John Podhoretz believes he is:
An enraged Barack Obama just took to the nation's airwaves to announce his effort to strike a deal with Republican Speaker of the House John Boehner has fallen apart. Perhaps for the first time in American history, this president is literally using this press conference to create a financial panic over the weekend about the opening of the markets on Monday. He is warning of disaster on Monday. Clearly, he wants to use this as leverage to frighten the GOP into passing the plan proposed by Senate Minority Leader Mitch McConnell, which will push the debt ceiling problem into 2013, but it's still an entirely new and astonishingly reckless gambit.
Watching the insta-reaction on Twitter is very instructive. Liberals say this is good for Obama because it shows GOP recalcitrance. Conservatives say that he has remained so committed to enormous tax increases that he tanked the very possibility of a deal.

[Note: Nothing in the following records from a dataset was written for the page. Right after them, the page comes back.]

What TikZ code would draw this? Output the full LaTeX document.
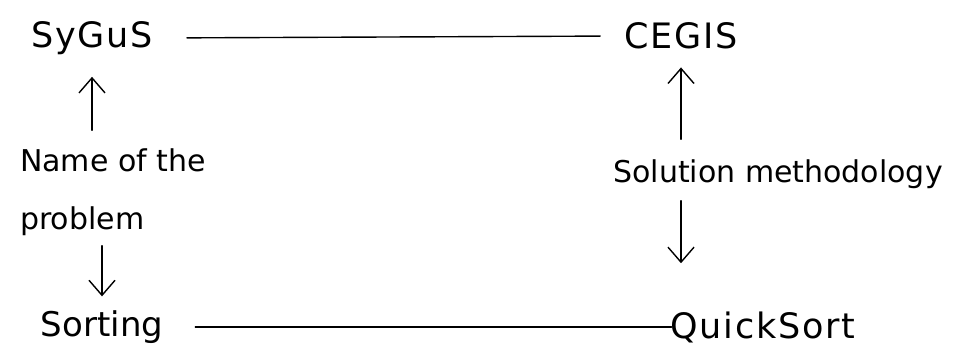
\documentclass[tikz,border=0pt]{standalone}
\usepackage{fontspec}
\setmainfont{DejaVu Sans}
\usetikzlibrary{arrows.meta}
\begin{document}
\begin{tikzpicture}[x=1pt,y=-1pt,
  lbl/.style={font=\fontsize{30}{58}\selectfont, inner sep=2pt},
  wide/.style={font=\fontsize{35}{58}\selectfont\addfontfeature{LetterSpace=5}},
  conn/.style={line width=1.4pt, line cap=round},
  arr/.style={conn, -{Straight Barb[length=15pt,width=26pt,line width=1.4pt]}}]
\fill[white] (0,0) rectangle (968,358);
\useasboundingbox (0,0) rectangle (968,358);
\node[lbl, wide] (sygus) at (92,38) {SyGuS};
\node[lbl, wide] (cegis) at (681,36) {CEGIS};
\node[lbl, align=left] (name) at (113,192) {Name of the\\problem};
\node[lbl] (sol) at (778,174) {Solution methodology};
\node[lbl, font=\fontsize{34}{58}\selectfont] (sorting) at (102,327) {Sorting};
\node[lbl, wide] (quick) at (763,327) {QuickSort};
\draw[conn, shorten <=32pt, shorten >=22pt] (sygus.east) -- (cegis.west);
\draw[conn, shorten <=30pt, shorten >=-3pt] (sorting.east) -- (quick.west);
\draw[arr, shorten <=16pt, shorten >=20pt] (name.north -| sygus.south) -- (sygus.south);
\draw[arr, shorten <=8pt, shorten >=12pt] (name.south -| sorting.north) -- (sorting.north);
\draw[arr, shorten <=18pt, shorten >=16pt] (sol.north -| cegis.south) -- (cegis.south);
\draw[arr, shorten <=10pt, shorten >=46pt] (sol.south -| cegis.south) -- (quick.north -| cegis.south);
\end{tikzpicture}
\end{document}
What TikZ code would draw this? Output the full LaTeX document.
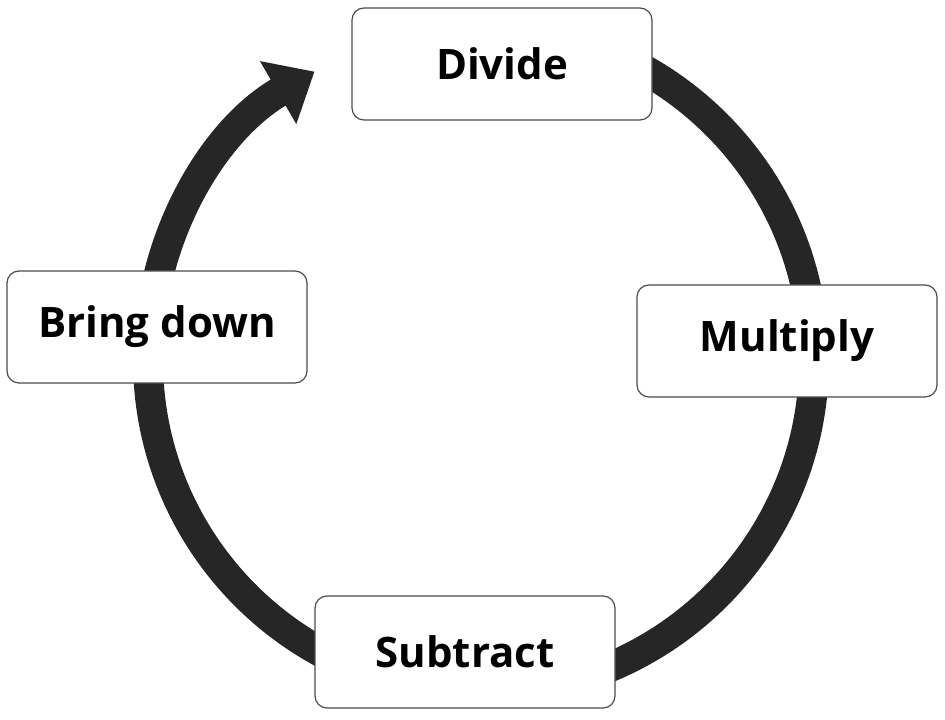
\documentclass[tikz,border=0pt]{standalone}
\usepackage{fontspec}
\setsansfont{Open Sans}
\usetikzlibrary{arrows.meta}
\begin{document}
\begin{tikzpicture}[
   x=1pt,y=1pt,
   font=\sffamily\bfseries\fontsize{42}{46}\selectfont,
   ring/.style={line width=30pt,color=black!85,-{Triangle[length=42pt,width=70pt]}},
   stage/.style={draw=black!70,line width=1.2pt,rounded corners=12pt,fill=white,
                minimum width=300pt,minimum height=112pt,inner sep=0pt}]
\useasboundingbox (0,0) rectangle (945,720);
\coordinate (center) at (481,360);
\draw[ring] ([shift={(90:333)}]center) arc[start angle=90,end angle=-240,radius=333];
\node[stage] (divide)   at (502,656) {Divide};
\node[stage] (bring)    at (157,393) {Bring down};
\node[stage] (multiply) at (787,379) {Multiply};
\node[stage] (subtract) at (465,68)  {Subtract};
\end{tikzpicture}
\end{document}
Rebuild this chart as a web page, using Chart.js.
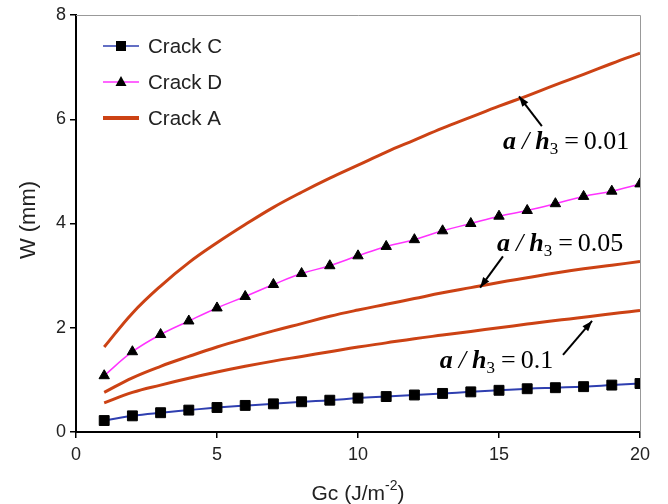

Time will tell, but it strikes me that the heated rhetoric he is using-"I didn't get my phone call returned," "I've been left at the altar," "there's nothing Republicans will say yes to"-does not suggest he, Obama, feels he has been handed a gift by Boehner and the GOP.
Liberal Yves Smith agrees:
But we can see how the endgame is already being scripted. Ezra Klein, the Democratic Party's answer to Baghdad Bob, is already telling us how this staged drama will play out. The messages in his piece tonight: Boehner allegedly doesn't have the votes, and not having a deal (just like not passing the TARP) is The End of The World As We Know It (in his words, "disaster," "unleash a market panic,"). So the only solution is for the Democrats to give in to this Republican non-negotiable posture and presumed market armageddon (which we indicated, might not be the calamity the DC punditocracy presumes it will be).
Fascinating how both commentators believe Obama is trying to gin up panic - but for different reasons.
Frankly, I'm not sure that Obama thinks about it one way or another. His depthless knowledge of economics point to a sublime ignorance of how his words are heard by the markets. His only purpose is political - to make Republicans look bad. If it occurs to him that his words might have some impact on the markets, it is probable that he believes he can talk them out of a panic once he gets his way.